Bluetooth is a wireless connection standard that allows for the exchange of data over short distances. It’s named after the 10th-century Danish king Harald Bluetooth, who united Denmark’s tribes into a single kingdom.
The actual technology was brought into being at Ericsson in the early nineties, but it wasn’t until 1998 that the Bluetooth Special Interest Group (Bluetooth SIG) was established by Ericsson, IBM, Intel, Toshiba and Nokia. 1999 was the year it became standardised.
Since then, the Bluetooth SIG has grown to include some 25,000 member companies and has overseen the progress of Bluetooth ever since.
Before the most recent update, the last major version of the standard was all the way back in 2011 with Bluetooth 4.0. The last iterative update to that version was Bluetooth 4.2 in December 2014. With the introduction of Bluetooth 5, it offers improvements well beyond what previous standards were capable of.
What is Bluetooth 5?
Research conducted into how we use devices forecasted that by 2021/22 there will be 48 billion devices connected to the Internet. Of those devices, 30% are expected to include Bluetooth technology, which we can safely say is a lot.
That huge number calls for a wireless standard that can connect devices quickly and efficiently without gumming up the works. Step forward Bluetooth 5.
The standard was released back in 2016 and its presence has been steadily growing ever since. Bluetooth 5 offers significant improvements over what came before with 2x the speed, 4x the range and 8x the amount of transferable data.
That expansion of Bluetooth’s capabilities has the potential to change how products interact with each other, and in turn, with us.
What can Bluetooth 5 do?
Bluetooth 5 has been developed not only with current technical standards in mind, but the end user too.
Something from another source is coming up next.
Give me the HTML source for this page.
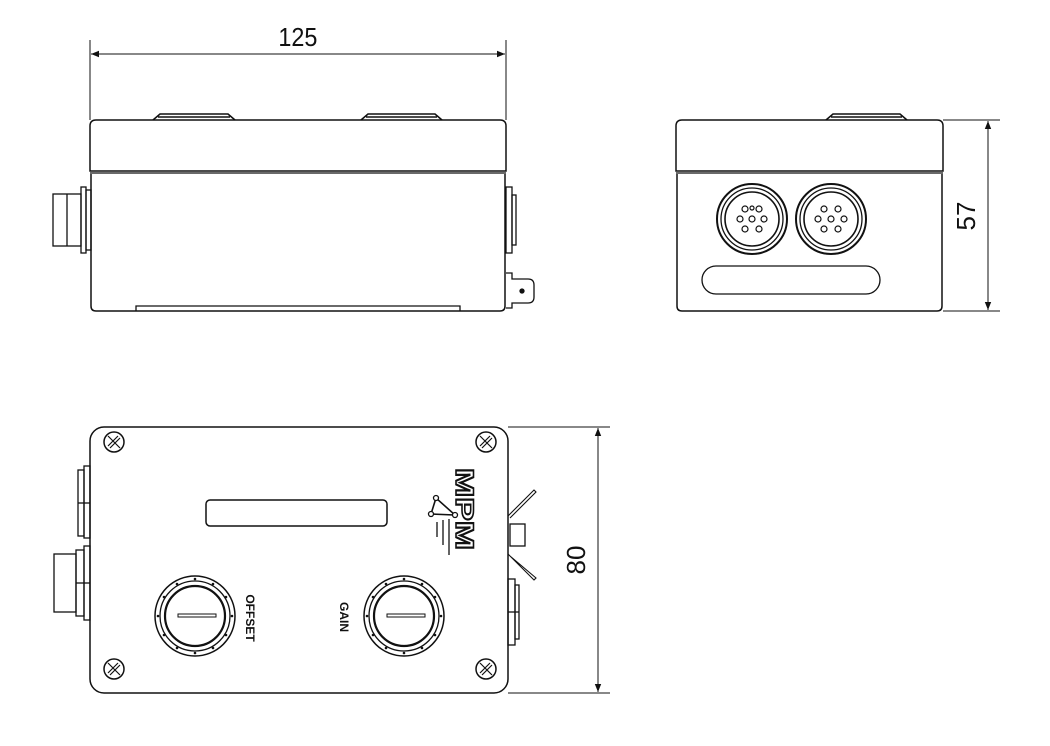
<!DOCTYPE html>
<html><head><meta charset="utf-8"><style>html,body{margin:0;padding:0;background:#fff}svg{display:block}</style></head>
<body>
<svg width="1050" height="746" viewBox="0 0 1050 746" xmlns="http://www.w3.org/2000/svg" fill="none" stroke="#111" stroke-width="1.3">
<defs>
<marker id="a" viewBox="0 0 10 10" refX="10" refY="5" markerWidth="12" markerHeight="8" orient="auto-start-reverse" markerUnits="userSpaceOnUse"><path d="M0,1 L10,5 L0,9 Z" fill="#111" stroke="none"/></marker>
</defs>
<!-- SIDE VIEW -->
<line x1="90" y1="40" x2="90" y2="120" stroke-width="1"/>
<line x1="506" y1="40" x2="506" y2="120" stroke-width="1"/>
<line x1="91" y1="54" x2="505" y2="54" stroke-width="1" marker-start="url(#a)" marker-end="url(#a)"/>
<text x="298" y="46" font-family="Liberation Sans, sans-serif" font-size="26" fill="#111" stroke="none" text-anchor="middle" transform="scale(0.9,1) translate(33,0)">125</text>
<path d="M153,120 L160,114 L228,114 L235,120 M158,117 H230 M361,120 L368,114 L435,114 L442,120 M366,117 H437" stroke-width="1.6"/>
<path d="M96,120 H500 Q506,120 506,126 V171 H90 V126 Q90,120 96,120 Z" stroke-width="1.5"/>
<line x1="90" y1="173" x2="506" y2="173"/>
<path d="M91,174 V306 Q91,311 96,311 H500 Q505,311 505,306 V174" stroke-width="1.5"/>
<path d="M136,311 V306 H460 V311"/>
<rect x="53" y="194" width="28" height="52"/><line x1="67" y1="194" x2="67" y2="246"/>
<rect x="81" y="187" width="5" height="66"/><rect x="86" y="190" width="5" height="60"/>
<rect x="506" y="187" width="6" height="66"/><rect x="512" y="195" width="4" height="50"/>
<path d="M506,273 H512 V279 H528 Q534,279 534,285 V297 Q534,303 528,303 H512 V308 H506"/>
<circle cx="522" cy="291" r="2" fill="#111"/>
<!-- FRONT VIEW -->
<path d="M826,120 L833,114 L900,114 L907,120 M831,117 H902" stroke-width="1.6"/>
<path d="M682,120 H937 Q943,120 943,126 V171 H676 V126 Q676,120 682,120 Z" stroke-width="1.5"/>
<line x1="676" y1="173" x2="943" y2="173"/>
<path d="M677,174 V306 Q677,311 682,311 H937 Q942,311 942,306 V174" stroke-width="1.5"/>
<circle cx="752" cy="219" r="35" stroke-width="2"/><circle cx="752" cy="219" r="31"/><circle cx="752" cy="219" r="27" stroke-width="1.6"/>
<circle cx="831" cy="219" r="35" stroke-width="2"/><circle cx="831" cy="219" r="31"/><circle cx="831" cy="219" r="27" stroke-width="1.6"/>
<g stroke-width="1.2">
<circle cx="752" cy="219" r="3"/><circle cx="745" cy="209" r="3"/><circle cx="759" cy="209" r="3"/><circle cx="740" cy="219" r="3"/><circle cx="764" cy="219" r="3"/><circle cx="745" cy="229" r="3"/><circle cx="759" cy="229" r="3"/><circle cx="752" cy="208" r="2"/>
<circle cx="831" cy="219" r="3"/><circle cx="824" cy="209" r="3"/><circle cx="838" cy="209" r="3"/><circle cx="818" cy="219" r="3"/><circle cx="844" cy="219" r="3"/><circle cx="824" cy="229" r="3"/><circle cx="838" cy="229" r="3"/>
</g>
<rect x="702" y="266" width="178" height="28" rx="14"/>
<line x1="943" y1="120" x2="1000" y2="120" stroke-width="1"/>
<line x1="943" y1="311" x2="1000" y2="311" stroke-width="1"/>
<line x1="988" y1="121" x2="988" y2="310" stroke-width="1" marker-start="url(#a)" marker-end="url(#a)"/>
<text font-family="Liberation Sans, sans-serif" font-size="26" fill="#111" stroke="none" text-anchor="middle" transform="translate(975,216) rotate(-90)">57</text>
<!-- TOP VIEW -->
<rect x="90" y="427" width="418" height="266" rx="14" stroke-width="1.5"/>
<g stroke-width="1.5">
<circle cx="114" cy="442" r="10"/><circle cx="486" cy="442" r="10"/><circle cx="114" cy="669" r="10"/><circle cx="486" cy="669" r="10"/>
</g>
<g stroke-width="1.2">
<path d="M108,436 L120,448 M110,448 L120,438 M108,446 L118,436"/>
<path d="M480,436 L492,448 M482,448 L492,438 M480,446 L490,436"/>
<path d="M108,663 L120,675 M110,675 L120,665 M108,673 L118,663"/>
<path d="M480,663 L492,675 M482,675 L492,665 M480,673 L490,663"/>
</g>
<rect x="206" y="500" width="181" height="26" rx="4" stroke-width="1.5"/>
<g>
<circle cx="195" cy="616" r="40" stroke-width="1.5"/><circle cx="195" cy="616" r="35"/><circle cx="195" cy="616" r="30" stroke-width="2.2"/>
<rect x="178" y="614" width="38" height="3" stroke-width="1"/>
<circle cx="404" cy="616" r="40" stroke-width="1.5"/><circle cx="404" cy="616" r="35"/><circle cx="404" cy="616" r="30" stroke-width="2.2"/>
<rect x="387" y="614" width="38" height="3" stroke-width="1"/>
</g>
<g fill="#111" stroke="none">
<circle cx="195" cy="579" r="1.3"/><circle cx="213" cy="584" r="1.3"/><circle cx="226" cy="597" r="1.3"/><circle cx="232" cy="616" r="1.3"/><circle cx="226" cy="635" r="1.3"/><circle cx="213" cy="648" r="1.3"/><circle cx="195" cy="653" r="1.3"/><circle cx="177" cy="648" r="1.3"/><circle cx="164" cy="635" r="1.3"/><circle cx="158" cy="616" r="1.3"/><circle cx="164" cy="597" r="1.3"/><circle cx="177" cy="584" r="1.3"/>
<circle cx="404" cy="579" r="1.3"/><circle cx="422" cy="584" r="1.3"/><circle cx="435" cy="597" r="1.3"/><circle cx="441" cy="616" r="1.3"/><circle cx="435" cy="635" r="1.3"/><circle cx="422" cy="648" r="1.3"/><circle cx="404" cy="653" r="1.3"/><circle cx="386" cy="648" r="1.3"/><circle cx="373" cy="635" r="1.3"/><circle cx="367" cy="616" r="1.3"/><circle cx="373" cy="597" r="1.3"/><circle cx="386" cy="584" r="1.3"/>
</g>
<text font-family="Liberation Sans, sans-serif" font-weight="bold" font-size="12" fill="#111" stroke="none" text-anchor="middle" transform="translate(246,618) rotate(90)">OFFSET</text>
<text font-family="Liberation Sans, sans-serif" font-weight="bold" font-size="12" fill="#111" stroke="none" text-anchor="middle" transform="translate(340,617) rotate(90)">GAIN</text>
<text font-family="Liberation Sans, sans-serif" font-weight="bold" font-size="25" fill="#fff" stroke="#111" stroke-width="1.6" text-anchor="middle" transform="translate(456,509) rotate(90)" textLength="82" lengthAdjust="spacingAndGlyphs">MPM</text>
<path d="M436,498 L431,514 L455,515 Z" stroke-width="1.6"/>
<circle cx="436" cy="498" r="2.5" fill="#fff"/><circle cx="431" cy="514" r="2.5" fill="#fff"/><circle cx="455" cy="515" r="2.5" fill="#fff"/>
<path d="M437,522 V537 M443,520 V545 M449,519 V555" stroke-width="1.3"/>
<rect x="78" y="470" width="6" height="66"/><rect x="84" y="466" width="6" height="72"/><line x1="78" y1="503" x2="90" y2="503"/>
<rect x="54" y="554" width="22" height="58"/><rect x="76" y="550" width="8" height="66"/><rect x="84" y="546" width="6" height="74"/><line x1="76" y1="583" x2="90" y2="583"/>
<path d="M508,516 L534,490 L536,492 L510,518 M508,554 L534,580 L536,578 L510,556" stroke-width="1.1"/>
<rect x="510" y="524" width="15" height="22"/>
<rect x="508" y="579" width="7" height="66"/><rect x="515" y="585" width="4" height="54"/><line x1="508" y1="612" x2="519" y2="612"/>
<line x1="508" y1="427" x2="610" y2="427" stroke-width="1"/>
<line x1="508" y1="693" x2="610" y2="693" stroke-width="1"/>
<line x1="598" y1="428" x2="598" y2="692" stroke-width="1" marker-start="url(#a)" marker-end="url(#a)"/>
<text font-family="Liberation Sans, sans-serif" font-size="26" fill="#111" stroke="none" text-anchor="middle" transform="translate(585,560) rotate(-90)">80</text>
</svg>
</body></html>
For instance, if people used Bluetooth to download security patches, while the rapid transfer of data is useful in a technical sense, it also works in saving the user time. A slower connection could cause the user to either give up or alert them that something went awry, when in fact there’s nothing wrong other than it’s a slow connection.
Data is passed between devices more often than ever before (e.g. smartwatch to a smartphone) and so Bluetooth 5 needs to handle data accrued over an extended period of time. With the increase in the amount of data it can handle, that means more data can be transferred.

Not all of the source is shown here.